Today's challenge was to get the list of email addresses from the "To:" part of an email, then augment that information with the user's name and job title, and then present that in an HTML table inside of Microsoft Teams. While this seems fairly simple, there were a couple of hangups that I felt were worth documenting.
I initially thought I could just take the To: field from the trigger and use that in the "Get User Profile" to pick up the Display Name and Job Title. What I found was that when I got to that step, Power Automate / Flow treats the entire To: field as a single string so it's trying to match "email1@email.com; email2@email.com; email3@email.com" with a single record in Office365. In order to get the information for each email address, I'll need to split all of that up into an array.
To do this, I figured I'd have to use an expression (I looked for a built in 'action' of Split, but didn't see one. But if I went to the expression box and typed in "Split", a function comes up and walks me through what it needs (the field, and the delimiter). Here's the step and expression:
What I did was use the "Initialize Variable" step, gave it a name, and set it to an Array (because I want it to hold a list of things), and then set the default value to the split expression in the caption. I'm not great with expressions, so I started typing "split" (without the quotes) and then an open parenthesis. Power Automate tells me it wants the field I want to split, so I clicked on Dynamic Content and selected the "To" field. Then a comma, and then the delimiter in single quotes. Close parenthesis and we're off.
This next part is a little weird: Most of the time, PA / Flow will kick off an Apply to Each loop when I don't want one. This is the first time it didn't launch one when I did. So I added one manually and used the array variable as the input. Within the loop, I added the "Get User Profile" and used "Current Item" for the User (UPN). But now where do I put the information once I have it?
My usual caveat applies here especially...there are going to be more elegant ways to do this, but this is the hammer I have (the tool I know). What I did was put everything into another array variable inside of the loop so that I could convert it to an HTML table on the outside.

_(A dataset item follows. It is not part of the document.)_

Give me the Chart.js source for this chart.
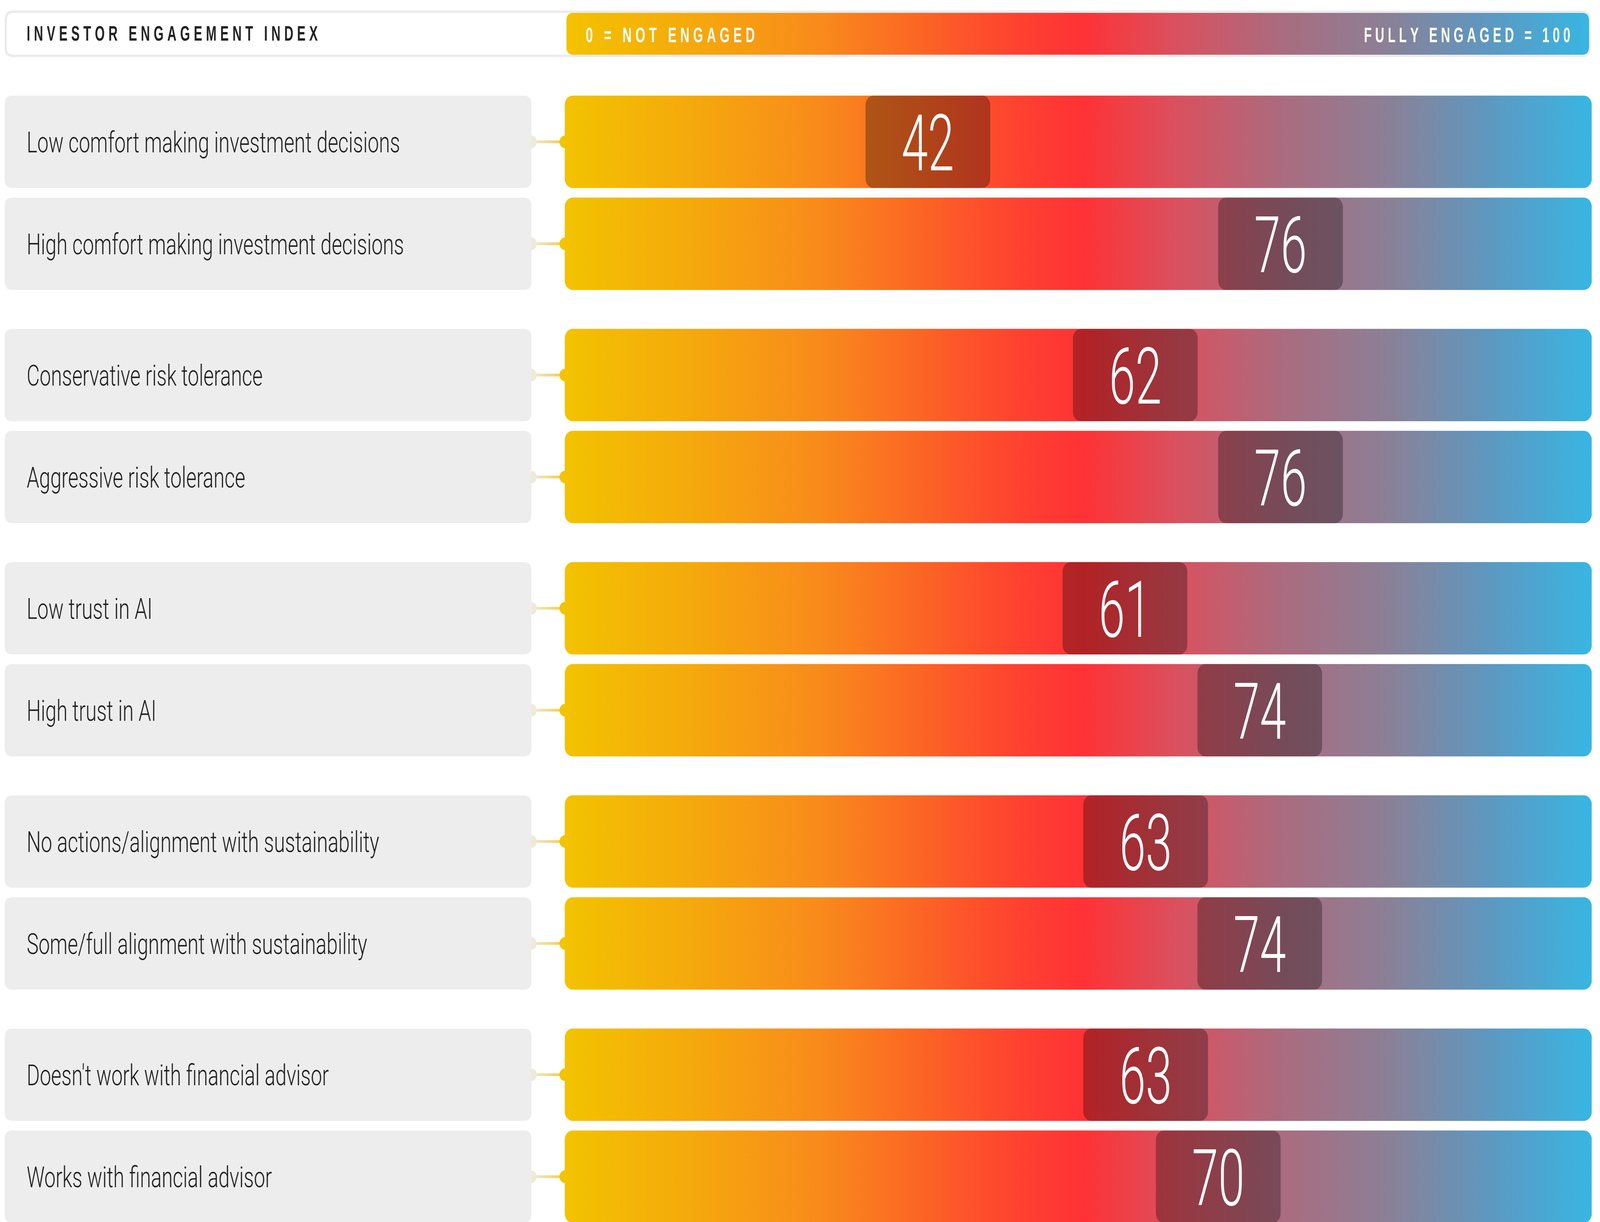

In order to do that, though, I need to first initialize the new array variable...which needs to happen at the top of the flow. Luckily, they make it really easy to add in a step, so I did that right after the trigger:
Then, back inside of my "Apply to Each" loop, I added the "Append to Array Variable" step to add a little bit of JSON for each of the email address entries. Before we get too impressed, I was essentially copying the information from this thread. Furthering my theory that you don't need to know how to cook, you just need to know how to follow a recipe. Here's the rest of the loop, note the highlighted commas, those are important:
From there, we can create our HTML table and post it to Teams pretty easily:
and here is the output in Teams (redacted):
Here is the complete flow:
This was a great exercise to help stretch my code-a-phobe skillset, so hopefully you'll find some value in it, as well.